By 0903 GMT, Brent crude slipped 19 cents (0.3%) to $62.98 a barrel, while U.S. West Texas Intermediate eased 12 cents (0.2%) to $20 a barrel.
Both benchmarks gained more than 1% on Monday, with WTI hovering close to a two-week high.
Ole Hansen, head of commodity strategy at Saxo Bank, noted that although front-month prices remain relatively rangebound, geopolitical risks are once again adding a premium, particularly around the Black Sea and Venezuela.
He added: “Besides that, the expected yet elusive supply glut remains a key focus preventing any meaningful bounce at this point.”
The supply outlook grew more complicated on Monday after the Caspian Pipeline Consortium confirmed it had restarted shipments from one of its Black Sea loading points following the major Ukrainian drone strike on November 29.

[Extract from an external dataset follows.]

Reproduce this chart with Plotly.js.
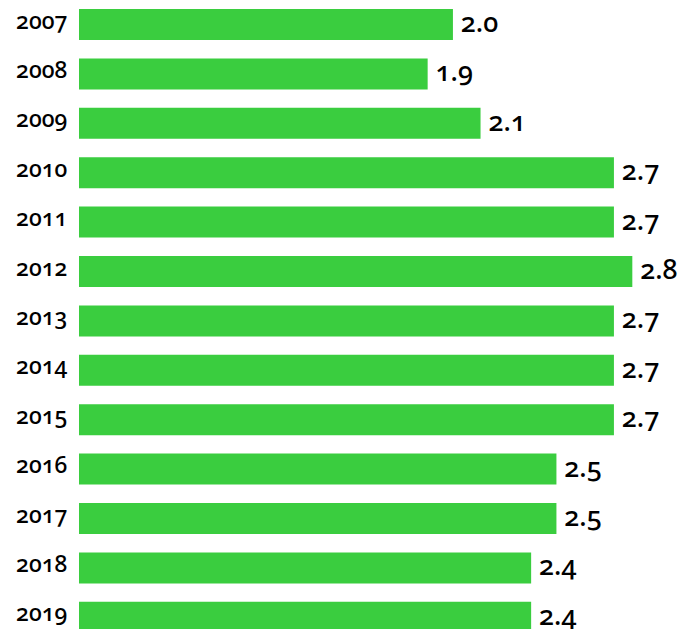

Tensions increased further after U.S. President Donald Trump announced on Saturday that “the airspace above and surrounding Venezuela” should be viewed as closed, injecting new uncertainty into the market given Venezuela’s role as a notable oil producer.
Analysts are also watching the diplomatic track closely.
Tamas Varga of PVM Oil Associates said: “Focus is also on the Ukrainian peace talks, which might result in Russia increasing its crude oil and product exports once again, although this process is likely to be protracted.”
Ukrainian President Volodymyr Zelenskiy reiterated on Monday that Kyiv remains focused on protecting sovereignty and securing firm security guarantees, noting that territorial questions continue to represent the most difficult hurdle in negotiations.
Meanwhile, Trump’s special envoy Steve Witkoff, accompanied by Jared Kushner, is set to meet Russian President Vladimir Putin on Tuesday to discuss possible pathways toward ending the conflict.
In the background, OPEC+ confirmed on Sunday that it will move ahead with a small production increase in December but will pause further hikes in the first quarter of next year amid concerns over a potential global supply surplus.